The more breaks a community college student takes, the less likely he or she is to ever graduate
University Business, January 2014

When life gets in the way, community college students often “stop out,” meaning they put their education on hold with the intention to return and complete a degree. But the more breaks a community college student takes, the less likely he or she is to ever graduate, according to a Florida State University study.

Toby Park, assistant professor of educational leadership at FSU, analyzed the records of 38,000 community college students in Texas who first enrolled in 2000. A big finding was that 94 percent of them stopped out at least once. Only 13 percent of the students studied who eventually went on to complete a bachelor’s degree did so without first stopping out.
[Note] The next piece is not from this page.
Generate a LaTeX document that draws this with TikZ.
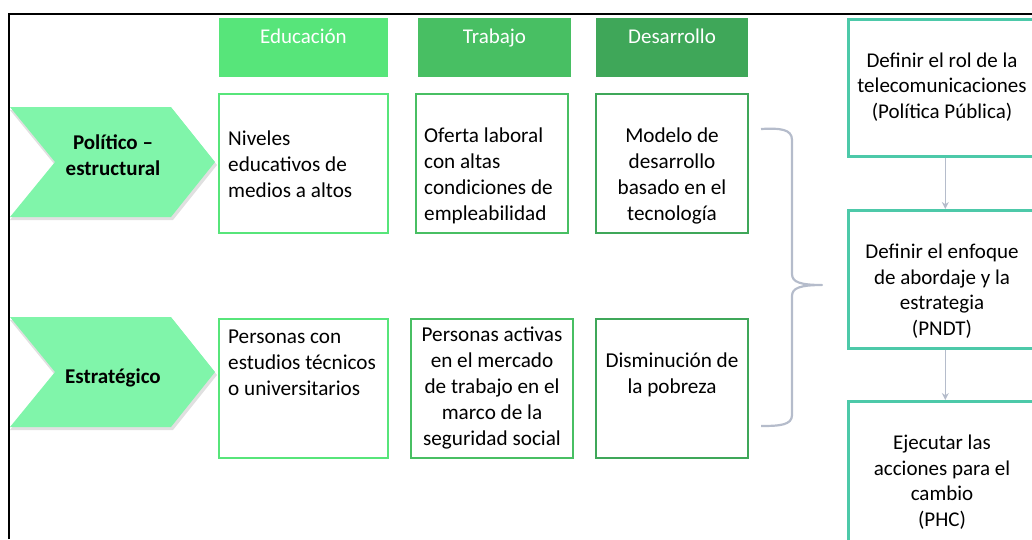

And while 76 percent of the students who stopped out did so only once, those who put their education on hold two or three times were far less likely to get a degree.

Work and family responsibilities are two major reasons community college students stop out, the study points out. “While many factors influence overall success, it appears that those students who are working while continuously enrolled experience lower rates of academic success,” writes Park. “Put differently, these students are working hard for the degree, yet not succeeding in attaining it.”

Aside from life outside of school, another challenge is that, in many cases, students haven’t had the type of preparation they need to meet the academic demands and challenges of higher education, says Gail Schwartz, senior vice president for academic, innovation and student success at the American Association of Community Colleges. This often leads to frustration when students feel trapped in remedial coursework.

“The field has been working for a number of years on how to crack the code on developmental ed,” says Schwartz. In addition, many community college students don’t stick around on campus after class, but rather head out to deal with everything else on their plate. “They’re not there, or they don’t have the time, to take advantage of the types of support services that might be available to them,” she says.